I'm feeling frustrated with our vulnerability scanner that flags hundreds of issues each month, but it lacks essential context about what really matters. I need to know things like whether an asset is customer-facing, who owns it, what data it interacts with, and whether it's actually in production. We're spending so much time sifting through findings just to determine their priority, and often, we're patching low-impact items in development environments while significant risks in production get ignored because they don't seem as urgent based on their CVSS scores. How can we integrate business context into our security processes without having to manually investigate each finding?
3 Answers
Consider using a tool like Defender for Endpoint, which helps by categorizing endpoints and prioritizing based on exploitability.
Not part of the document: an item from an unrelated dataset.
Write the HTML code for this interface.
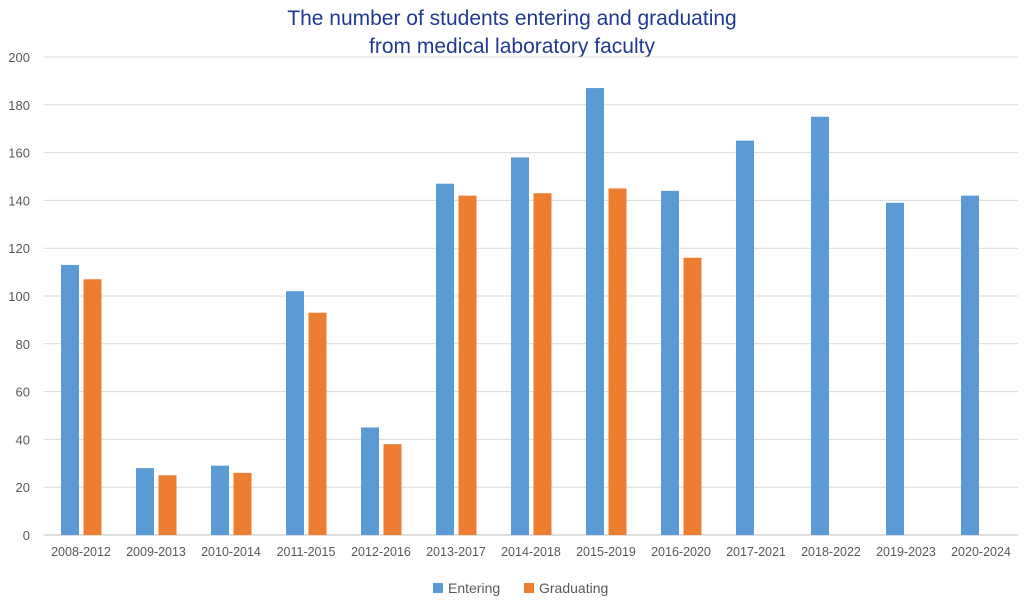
<!DOCTYPE html>
<html><head><meta charset="utf-8"><style>
body{margin:0;background:#fff;font-family:"Liberation Sans",sans-serif;}
svg text{font-family:"Liberation Sans",sans-serif;}
</style></head><body>
<svg id="chart" width="1024" height="606">
<text x="512" y="25" text-anchor="middle" font-size="21" fill="#1f3a8f">The number of students entering and graduating</text>
<text x="512" y="53" text-anchor="middle" font-size="21" fill="#1f3a8f">from medical laboratory faculty</text>
<g id="grid"></g><g id="bars"></g><g id="xlabels"></g>
<g>
<rect x="433" y="583" width="10" height="10" fill="#5b9bd5"/>
<text x="448" y="593" font-size="14" fill="#595959">Entering</text>
<rect x="524" y="583" width="10" height="10" fill="#ed7d31"/>
<text x="539" y="593" font-size="14" fill="#595959">Graduating</text>
</g>
</svg>
<script>
const categories=["2008-2012","2009-2013","2010-2014","2011-2015","2012-2016","2013-2017","2014-2018","2015-2019","2016-2020","2017-2021","2018-2022","2019-2023","2020-2024"];
const entering=[113,28,29,102,45,147,158,187,144,165,175,139,142];
const graduating=[107,25,26,93,38,142,143,145,116,null,null,null,null];
const yTicks=[0,20,40,60,80,100,120,140,160,180,200];
const NS="http://www.w3.org/2000/svg";
const x0=43.5,step=75,yBase=535,yTop=57,yMax=200;
const y=v=>yBase-(v/yMax)*(yBase-yTop);
const xc=i=>x0+step*(i+0.5);
function mk(tag,attrs,parent){const e=document.createElementNS(NS,tag);for(const k in attrs)e.setAttribute(k,attrs[k]);parent.appendChild(e);return e;}
const grid=document.getElementById('grid'),bars=document.getElementById('bars'),xl=document.getElementById('xlabels');
yTicks.forEach(t=>{
 const l=mk('line',{x1:x0,x2:1018,y1:y(t),y2:y(t),stroke:t===0?'#bfbfbf':'#d9d9d9','stroke-width':1},grid);
 
 
 const tx=mk('text',{x:30,y:y(t)+5,'text-anchor':'end','font-size':13,fill:'#595959'},grid);
 tx.textContent=t;
 
 
});
categories.forEach((c,i)=>{
 const tx=mk('text',{x:xc(i),y:556,'text-anchor':'middle','font-size':12.5,fill:'#595959'},xl);
 tx.textContent=c;
 
 
 const e=entering[i];
 if(e!=null){const r=mk('rect',{x:xc(i)-20,y:y(e),width:18,height:yBase-y(e),fill:'#5b9bd5'},bars);
  
  }
 const g=graduating[i];
 if(g!=null){const r=mk('rect',{x:xc(i)+2.5,y:y(g),width:18,height:yBase-y(g),fill:'#ed7d31'},bars);
  
  }
});
</script>
</body></html>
I find that pure vulnerability scanning alone isn't very effective without some additional context.
Why not create your own Vulnerability Matrix? My team reviews all vulnerabilities relative to our environment and adjusts their severity—low, medium, high, critical—based on what matters for us. This helps when reporting to auditors and deciding on remediation priorities.
You should look into automating the addition of context to your results. Set up an ETL process to enrich the data you pull in before acting on it. This way, you can prioritize what to fix, taking into account existing controls and filtering out false positives. If your current scanner can't manage that, you may want to explore other tools or additional automation practices.

I'm really interested in what a vulnerability matrix looks like! Can you share an example?